The
benchmark Sensex today plummeted by 855 points in its worst crash in
five and a half years as stock markets globally went into a tailspin
amid speculation about probable exit of Greece from the Euro region
and oil prices cracking below USD 50 per barrel mark. The Nifty also
tanked 251 points, or 3 per cent. Both the bellwether indices closed
at more-than two-week lows. Panic selling sent markets on a free fall
with losses across sectors, traders said, adding that investor wealth
plunged by nearly Rs 3 trillion as four counters fell for one that
rose. Oil prices continued to drop, with the US benchmark contract
briefly falling below USD 50 a barrel for the first time in more than
five years on concerns about ample global supplies and weakening
economic growth. Oil & Gas, realty, metal, capital goods, auto,
consumer durable and Banking shares took the lead in the downslide.

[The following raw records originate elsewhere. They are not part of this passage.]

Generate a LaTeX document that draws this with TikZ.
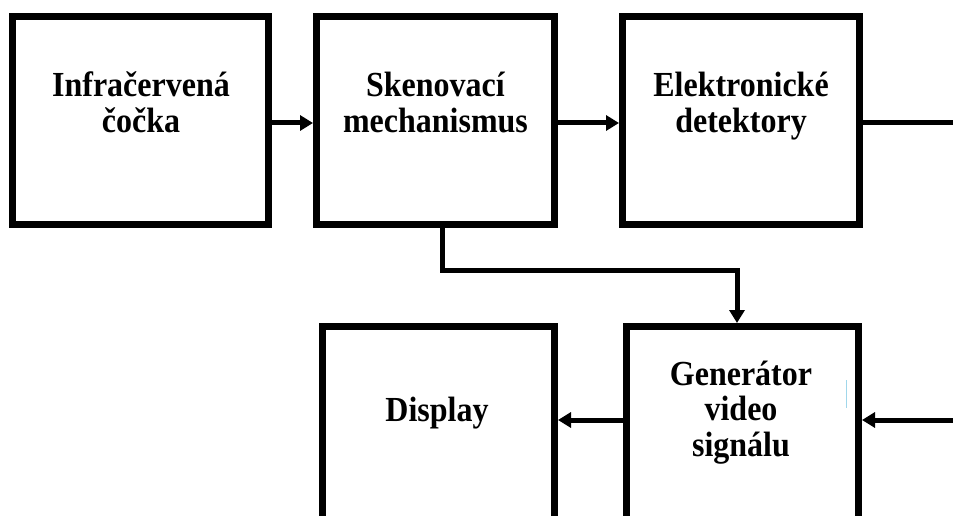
\documentclass[tikz,border=0pt]{standalone}
\usepackage{fontspec}
\setmainfont{Liberation Serif}
\usetikzlibrary{arrows.meta}
\newcommand{\boxtext}[1]{\scalebox{1}[1.1]{\begin{tabular}[t]{@{}c@{}}#1\end{tabular}}}
\begin{document}
\begin{tikzpicture}[x=1pt,y=-1pt,
  box/.style={draw, rectangle, line width=7pt, inner sep=0pt},
  lbl/.style={anchor=base, inner sep=0pt, font=\fontsize{32}{32.5}\selectfont\bfseries},
  conn/.style={line width=5pt, line join=miter},
  arr/.style={conn, -{Triangle[length=13pt,width=15pt]}}]
\useasboundingbox (0,0) rectangle (953,516);
\clip (0,0) rectangle (953,516);
% boxes
\node[box, minimum width=256pt, minimum height=208pt] (b1) at (140.5,120.5) {};
\node[box, minimum width=238pt, minimum height=208pt] (b2) at (435.5,120.5) {};
\node[box, minimum width=237pt, minimum height=208pt] (b3) at (741,120.5) {};
\node[box, minimum width=232pt, minimum height=230pt] (disp) at (438.5,441.5) {};
\node[box, minimum width=232pt, minimum height=230pt] (gen) at (742.5,441.5) {};
% labels
\node[lbl] (t1) at (141,96.5) {\boxtext{Infračervená\\čočka}};
\node[lbl] (t2) at (435.5,96.5) {\boxtext{Skenovací\\mechanismus}};
\node[lbl] (t3) at (741,96.5) {\boxtext{Elektronické\\detektory}};
\node[lbl] (t4) at (437,421) {\boxtext{Display}};
\node[lbl] (t5) at (741,385) {\boxtext{Generátor\\video\\signálu}};
% connectors
\coordinate (r1) at (953,123);
\coordinate (r2) at (953,420);
\coordinate (m) at (737,270);
\draw[arr] ([yshift=-2.5pt]b1.east) -- ([yshift=-2.5pt]b2.west);
\draw[arr] ([yshift=-2.5pt]b2.east) -- ([yshift=-2.5pt]b3.west);
\draw[conn] ([yshift=-2.5pt]b3.east) -- (r1);
\draw[arr] ([xshift=6.5pt]b2.south) |- (m) -- ([xshift=-5.5pt]gen.north);
\draw[arr] (r2) -- (gen.east |- r2);
\draw[arr] (gen.west |- r2) -- (disp.east |- r2);
% faint artifact line
\coordinate (a1) at (846,380);
\coordinate (a2) at (846,408);
\draw[line width=1pt, color={rgb,255:red,160;green,215;blue,235}] (a1) -- (a2);
\end{tikzpicture}
\end{document}
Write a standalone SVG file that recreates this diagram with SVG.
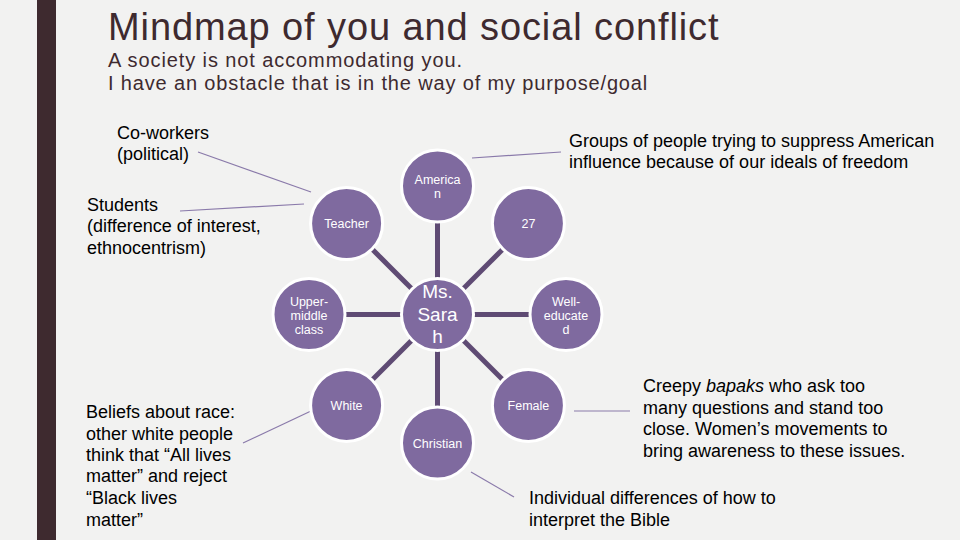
<svg xmlns="http://www.w3.org/2000/svg" width="960" height="540" viewBox="0 0 960 540">
<style>
.bg{fill:#f2f2f1}
.title{font-family:"Liberation Sans",Arial,sans-serif;fill:#3e2a2f}
.lbl{font-family:"Liberation Sans",Arial,sans-serif;font-size:18px;fill:#000}
.node circle{fill:#7f6a9f;stroke:#ffffff;stroke-width:3}
.node text{font-family:"Liberation Sans",Arial,sans-serif;font-size:12.5px;fill:#ffffff;text-anchor:middle}
.node text.big{font-size:19px}
.spoke{stroke:#5f4b74;stroke-width:5}
.thin{stroke:#8a7aaa;stroke-width:1.2}
</style>
<rect class="bg" x="0" y="0" width="960" height="540"/>
<rect x="37" y="0" width="19" height="540" fill="#3e2a2f"/>
<text class="title" x="108" y="40" font-size="38" letter-spacing="0.9">Mindmap of you and social conflict</text>
<text class="title" x="108" y="67" font-size="20" letter-spacing="0.9">A society is not accommodating you.</text>
<text class="title" x="108" y="90" font-size="20" letter-spacing="0.85">I have an obstacle that is in the way of my purpose/goal</text>

<g id="connectors">
  <line class="spoke" x1="437.5" y1="314.5" x2="437.5" y2="186"/>
  <line class="spoke" x1="437.5" y1="314.5" x2="437.5" y2="443"/>
  <line class="spoke" x1="437.5" y1="314.5" x2="309" y2="314.5"/>
  <line class="spoke" x1="437.5" y1="314.5" x2="566" y2="314.5"/>
  <line class="spoke" x1="437.5" y1="314.5" x2="346.6" y2="223.6"/>
  <line class="spoke" x1="437.5" y1="314.5" x2="528.4" y2="223.6"/>
  <line class="spoke" x1="437.5" y1="314.5" x2="346.6" y2="405.4"/>
  <line class="spoke" x1="437.5" y1="314.5" x2="528.4" y2="405.4"/>
  <line class="thin" x1="198" y1="152" x2="311" y2="192"/>
  <line class="thin" x1="180" y1="211" x2="304" y2="204"/>
  <line class="thin" x1="472" y1="158" x2="561" y2="152"/>
  <line class="thin" x1="243" y1="443" x2="311" y2="411"/>
  <line class="thin" x1="574" y1="411" x2="630" y2="411"/>
  <line class="thin" x1="471" y1="472" x2="514" y2="497"/>
</g>

<g id="node-center" class="node">
  <circle cx="437.5" cy="314.5" r="36"/>
  <text class="big" x="437.5" y="298">Ms.</text>
  <text class="big" x="437.5" y="321">Sara</text>
  <text class="big" x="437.5" y="343">h</text>
</g>
<g id="node-american" class="node">
  <circle cx="437.5" cy="186" r="36"/>
  <text x="437.5" y="184">America</text>
  <text x="437.5" y="198">n</text>
</g>
<g id="node-teacher" class="node">
  <circle cx="346.6" cy="223.6" r="36"/>
  <text x="346.6" y="228">Teacher</text>
</g>
<g id="node-27" class="node">
  <circle cx="528.4" cy="223.6" r="36"/>
  <text x="528.4" y="228">27</text>
</g>
<g id="node-upper" class="node">
  <circle cx="309" cy="314.5" r="36"/>
  <text x="309" y="306">Upper-</text>
  <text x="309" y="320">middle</text>
  <text x="309" y="334">class</text>
</g>
<g id="node-educated" class="node">
  <circle cx="566" cy="314.5" r="36"/>
  <text x="566" y="306">Well-</text>
  <text x="566" y="320">educate</text>
  <text x="566" y="334">d</text>
</g>
<g id="node-white" class="node">
  <circle cx="346.6" cy="405.4" r="36"/>
  <text x="346.6" y="410">White</text>
</g>
<g id="node-female" class="node">
  <circle cx="528.4" cy="405.4" r="36"/>
  <text x="528.4" y="410">Female</text>
</g>
<g id="node-christian" class="node">
  <circle cx="437.5" cy="443" r="36"/>
  <text x="437.5" y="448">Christian</text>
</g>

<g id="label-coworkers">
  <text class="lbl" x="117" y="139">Co-workers</text>
  <text class="lbl" x="117" y="160">(political)</text>
</g>
<g id="label-students">
  <text class="lbl" x="87" y="211">Students</text>
  <text class="lbl" x="87" y="232">(difference of interest,</text>
  <text class="lbl" x="87" y="254">ethnocentrism)</text>
</g>
<g id="label-groups">
  <text class="lbl" x="569" y="147">Groups of people trying to suppress American</text>
  <text class="lbl" x="569" y="168">influence because of our ideals of freedom</text>
</g>
<g id="label-beliefs">
  <text class="lbl" x="86" y="418">Beliefs about race:</text>
  <text class="lbl" x="86" y="440">other white people</text>
  <text class="lbl" x="86" y="461">think that “All lives</text>
  <text class="lbl" x="86" y="482">matter” and reject</text>
  <text class="lbl" x="86" y="504">“Black lives</text>
  <text class="lbl" x="86" y="526">matter”</text>
</g>
<g id="label-creepy">
  <text class="lbl" x="643" y="392">Creepy <tspan font-style="italic">bapaks</tspan> who ask too</text>
  <text class="lbl" x="643" y="414">many questions and stand too</text>
  <text class="lbl" x="643" y="435">close. Women’s movements to</text>
  <text class="lbl" x="643" y="457">bring awareness to these issues.</text>
</g>
<g id="label-bible">
  <text class="lbl" x="529" y="504">Individual differences of how to</text>
  <text class="lbl" x="529" y="526">interpret the Bible</text>
</g>
</svg>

"Markets globally remained weak. Speculation about probable exit
of Greece from the Euro region and faltering oil prices too
contributed towards grim market mood," said Bonanza Portfolio
Senior Vice President Rakesh Goyal.
The BSE 30-share gauge resumed
with a downside gap and gradually moved southwards to break
27,000-mark to a low of 26,937.06 before concluding at 26,987.46 --
logging a steep fall of 854.86 points or 3.07 per cent. This its
worst drop since 869.65-point crash on July 6, 2009. As many as 29
out of 30 Sensex-based scrips closed in the red with the biggest
loser ONGC falling 6 per cent while HUL was the lone gainer. In
tandem with overall trends, the BSE small-cap and mid-cap indices
lost 2.95 per cent each respectively. The 50-issue NSE Nifty stumbled
by 251.05 points, or 3.00 per cent, to end near 8,100-level at
8,127.35. As stock markets crashed sharply, the marketplace was rife
with speculation about a 'fat finger trade' in a future contract of
benchmark Nifty even as NSE officials maintained that trading was
normal. Fears mounted that an election in embattled Greece later this
month could put the opposition anti-austerity party Syriza in power,
jeopardizing the country's economic reforms mandated by the
international financial rescue, analysts said. Japan's Nikkei led an
Asian share slump following painful losses in New York and Europe.
Asian
markets ended sharply lower after stocks on Wall Street declined
overnight following the relentless fall in oil prices. Indices in
Japan, Hong Kong, Singapore, Taiwan, Singapore and South Korea fell
by 0.32-0.99 per cent. However, Shanghai Composite moved up by 0.03
per cent. European stocks were also trading lower as indices in
France, Germany and the UK fell 0.24-1.13 per cent. Meanwhile,
provisional data showed that foreign portfolio investors bought
shares worth net Rs 472 crore yesterday. Major Sensex losers include
ONGC (5.89 per cent), Sesa Sterlite (5.09 per cent), Tata Steel (4.88
per cent), HDFC (4.69 per cent), Reliance Industries (4.67 per cent),
BHEL (4.45 per cent) and Tata Motors (4.39 per cent). ICICI Bank
(4.20 per cent), SBI (4.05 per cent), Tata Power (3.92 per cent), TCS
(3.60 per cent), Axis Bank (3.54 per cent), Hero Motocorp (3.43 per
cent), Larsen & Toubro (3.38 per cent), Gail (3.20 per cent) and
NTPC (3.13 per cent) also logged shap losses. "The sharp fall in
markets came as a surprise and was likely driven by the weak global
markets. There are concerns about the weakness in the global economy
(crude prices have been falling sharply) as well as the after–effects
of a potential exit of Greece from EU," said Kotak Securities,
Head of Private Client Group Research, Dipen Shah. Among the S&P
BSE sectoral indices, Oil&Gas 4.17 per cent followed by Realty
3.66 per cent, Metal 3.49 per cent, Capital Goods 3.24 per cent,
Power 3.13 per cent, Consumer Durables 3.09 per cent, Bankex 3.03 per
cent, Auto 2.65 per cent and IT 2.53 per cent. Total market breadth
turned negative as 2,253 stocks ended with losses while 644 finished
with gains and 58 ruled steady. Total turnover rose to Rs 3,139.15
crore from Rs 2,729.17 crore yesterday.